A recent survey from Coinbase and EY-Parthenon reveals that institutional interest in crypto is far from cooling off. According to the study, more than 75% of over 350 institutional investors surveyed said they expect to increase their allocations to digital assets in 2025, with 59% planning to allocate more than 5% of their assets under management to crypto or related products. The findings were published Tuesday in a Coinbase blog post and highlight growing demand for tokenized assets, DeFi, and regulated exposure vehicles like ETFs.

The survey was conducted in mid-January as bitcoin surged toward its all-time high of over $108,000, and just before the Trump administration took office. Respondents cited regulatory clarity as the top factor influencing their decision to boost allocations—underscoring how a more constructive U.S. regulatory stance is likely to unlock additional inflows. The study also found that 60% of investors prefer to access the asset class through registered investment vehicles, a nod to the growing institutional popularity of spot crypto ETFs.
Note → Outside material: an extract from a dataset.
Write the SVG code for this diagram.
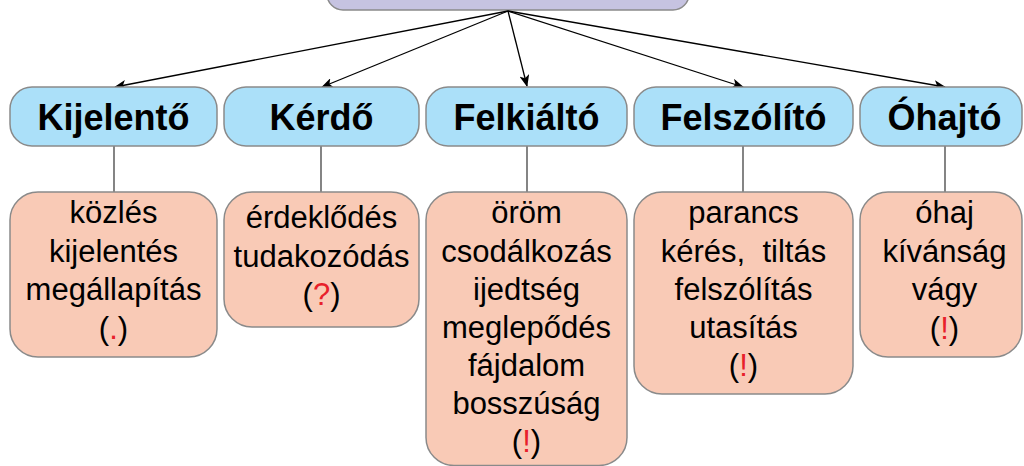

EY’s Paul Brody noted that demand is expanding from high-net-worth individuals and family offices to a broader institutional base. While volatility has returned to the market in recent weeks, Brody pointed to the potential impact of falling interest rates as a catalyst for further DeFi adoption. "There are a lot of use cases for DeFi,” he said, “but in the institutional space, demand will really take off if interest rates come down.”